Problem requirements: The copy must start at the line that contains "Recreate this image" and finish at the line that contains "y_ticks = [0, 50, 100, 150, 200, 250, 300, 350, 400]", reproducing each line exactly. Any picture in that span is omitted.

=== Data for the task ===

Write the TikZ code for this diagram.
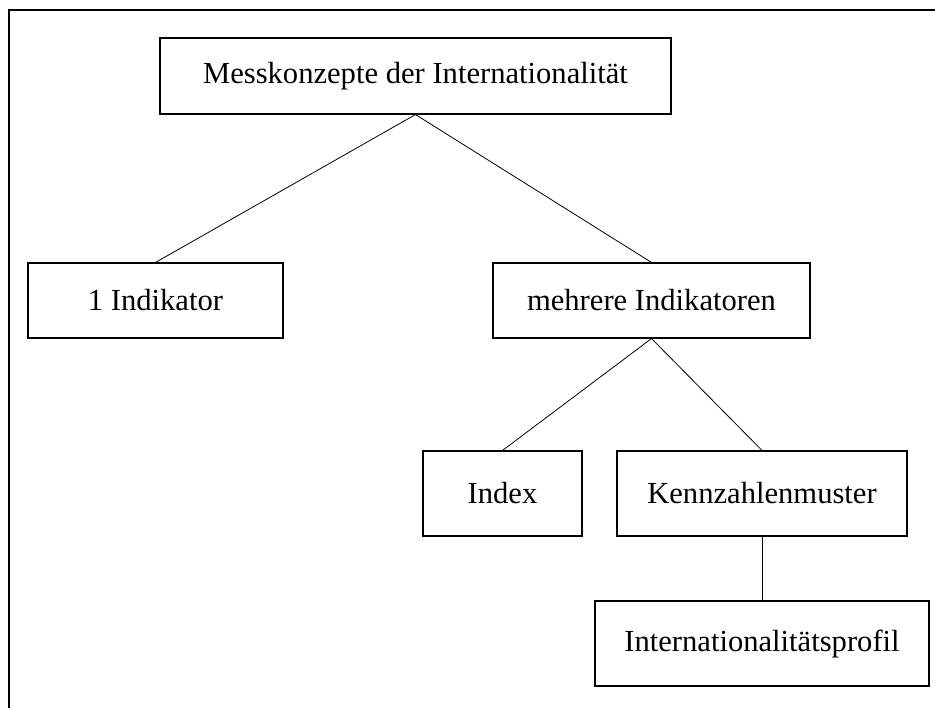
\documentclass[tikz,border=0pt]{standalone}
\usepackage{fontspec}
\setmainfont{Liberation Serif}
\begin{document}
\begin{tikzpicture}[x=1pt,y=-1pt,
  box/.style={draw=black,line width=1.1pt,rectangle,inner sep=0pt,
    font=\fontsize{30.6}{36}\selectfont,text=black},
  link/.style={draw=black,line width=0.8pt}]
\useasboundingbox (0,0) rectangle (935,708);
% open frame: top and left edge
\draw[line width=2pt] (9,708) -- (9,10) -- (935,10);
% boxes: centre, width, height
\node[box,minimum width=511pt,minimum height=76pt] (root) at (415.5,76) {Messkonzepte der Internationalität};
\node[box,minimum width=255pt,minimum height=75pt] (one) at (155.5,300.5) {1 Indikator};
\node[box,minimum width=317pt,minimum height=75pt] (many) at (651.5,300.5) {mehrere Indikatoren};
\node[box,minimum width=159pt,minimum height=85pt] (idx) at (502.5,493.5) {Index};
\node[box,minimum width=290pt,minimum height=85pt] (kzm) at (762,493.5) {Kennzahlenmuster};
\node[box,minimum width=334pt,minimum height=85pt] (prof) at (762,643.5) {Internationalitätsprofil};
% connectors
\draw[link] (root.south) -- (one.north);
\draw[link] (root.south) -- (many.north);
\draw[link] (many.south) -- (idx.north);
\draw[link] (many.south) -- (kzm.north);
\draw[link] (kzm.south) -- (prof.north);
\end{tikzpicture}
\end{document}
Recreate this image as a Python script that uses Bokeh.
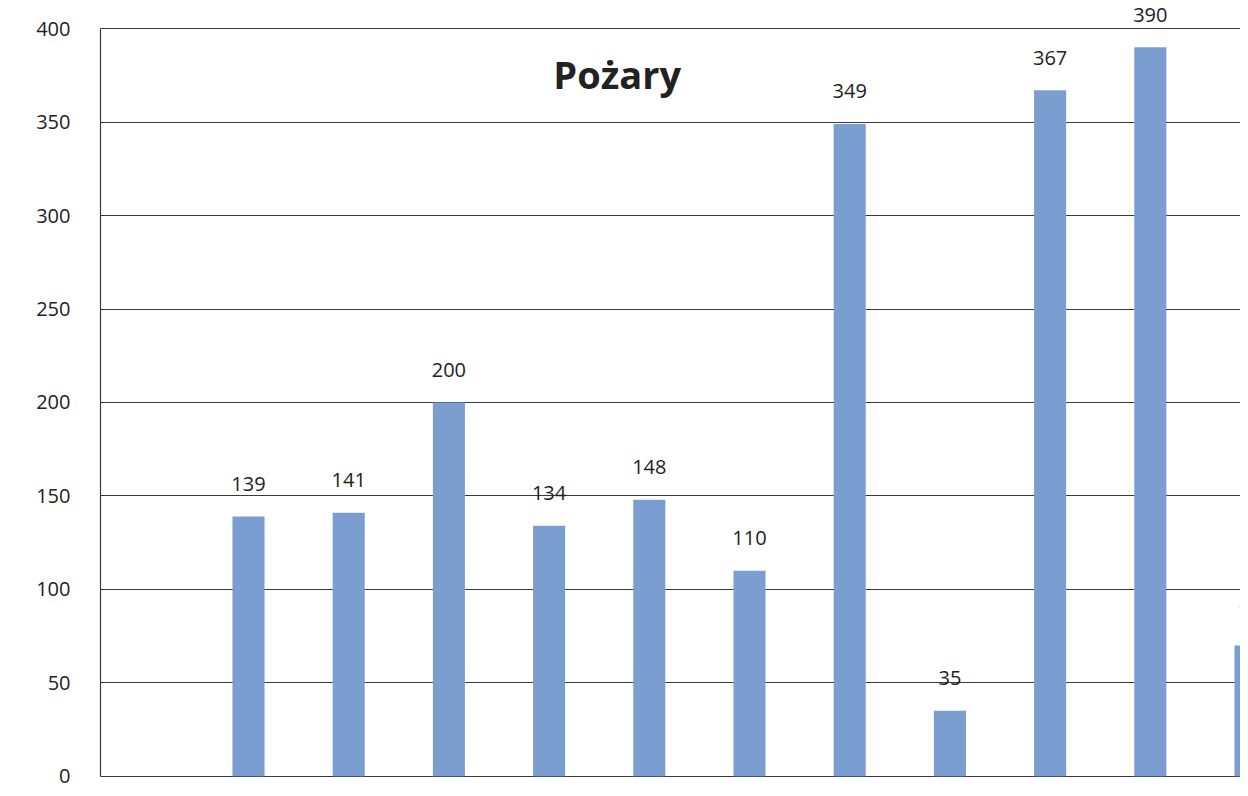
import numpy as np
from bokeh.plotting import figure
from bokeh.models import ColumnDataSource, Range1d, Label, FixedTicker, LabelSet
from bokeh.core.properties import value
from bokeh.embed import file_html
from bokeh.resources import INLINE

# data
title_text = "Pożary"
positions = [1, 2, 3, 4, 5, 6, 7, 8, 9, 10, 11]
values = [139, 141, 200, 134, 148, 110, 349, 35, 367, 390, 70]
y_ticks = [0, 50, 100, 150, 200, 250, 300, 350, 400]

vals = np.array(values, dtype=float)
label_y = vals + 17.5
src = ColumnDataSource(dict(x=positions, top=values, ly=label_y,
                            txt=[str(v) for v in values]))

p = figure(width=1240, height=788, output_backend="svg", toolbar_location=None,
           x_range=Range1d(-0.477, 10.90), y_range=Range1d(-1.2, 414),
           min_border_left=100, min_border_top=2, min_border_bottom=10,
           min_border_right=0)

p.vbar(x="x", top="top", bottom=0, width=0.32, source=src,
       fill_color="#7B9ED1", line_color=None)

labels = LabelSet(x="x", y="ly", text="txt", source=src, text_align="center",
                  text_baseline="middle", text_font=value("Open Sans"),
                  text_font_size="20px", text_color="#222222")
p.add_layout(labels)

p.add_layout(Label(x=4.68, y=376, text=title_text, text_align="center",
                   text_baseline="middle", text_font="Open Sans",
                   text_font_style="bold", text_font_size="38px",
                   text_color="#222222"))

p.xaxis.visible = False
p.xgrid.grid_line_color = None
p.ygrid.ticker = FixedTicker(ticks=y_ticks)
p.ygrid.grid_line_color = "#3a3a3a"
p.ygrid.grid_line_width = 1.2
p.yaxis.ticker = FixedTicker(ticks=y_ticks)
p.yaxis.bounds = (0, 400)
p.yaxis.axis_line_color = "#3a3a3a"
p.yaxis.axis_line_width = 1.2
p.yaxis.major_tick_line_color = None
p.yaxis.minor_tick_line_color = None
p.yaxis.major_label_text_font = "Open Sans"
p.yaxis.major_label_text_font_size = "20px"
p.yaxis.major_label_text_color = "#222222"
p.yaxis.major_label_standoff = 24
p.outline_line_color = None
p.background_fill_color = "white"
p.border_fill_color = "white"

open("out.html", "w").write(file_html(p, INLINE))
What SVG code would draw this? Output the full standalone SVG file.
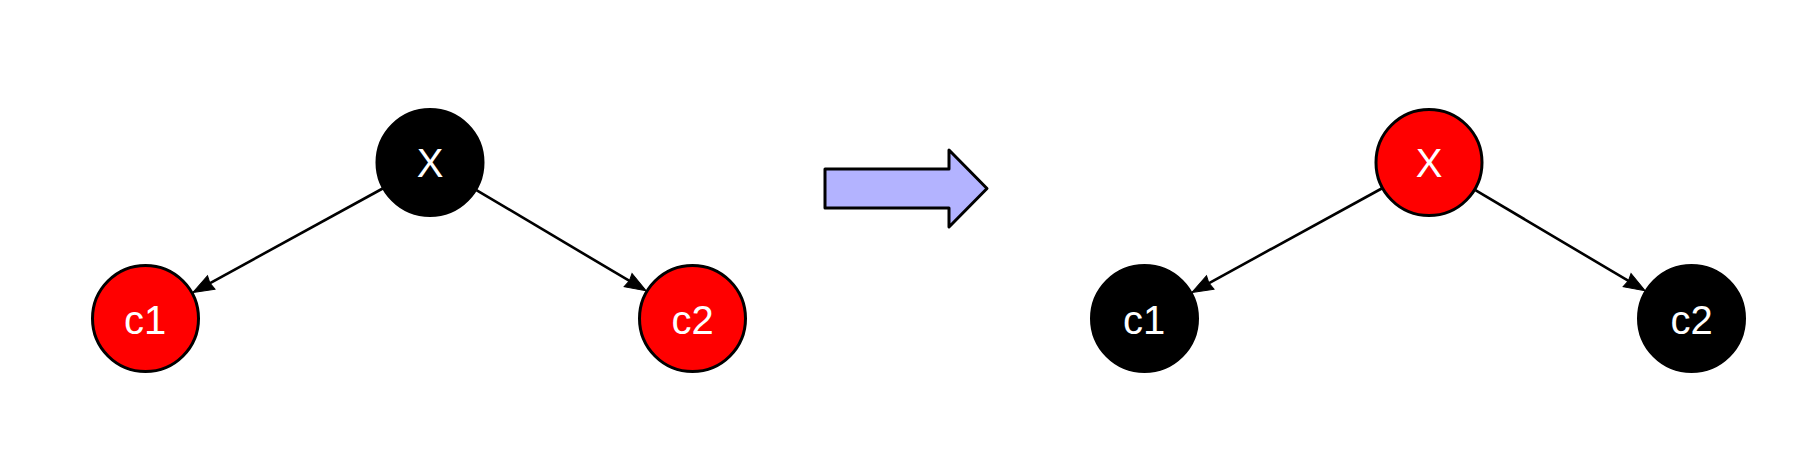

===

Answer for the task:
Recreate this image as a Python script that uses Bokeh.
import numpy as np
from bokeh.plotting import figure
from bokeh.models import ColumnDataSource, Range1d, Label, FixedTicker, LabelSet
from bokeh.core.properties import value
from bokeh.embed import file_html
from bokeh.resources import INLINE

# data
title_text = "Pożary"
positions = [1, 2, 3, 4, 5, 6, 7, 8, 9, 10, 11]
values = [139, 141, 200, 134, 148, 110, 349, 35, 367, 390, 70]
y_ticks = [0, 50, 100, 150, 200, 250, 300, 350, 400]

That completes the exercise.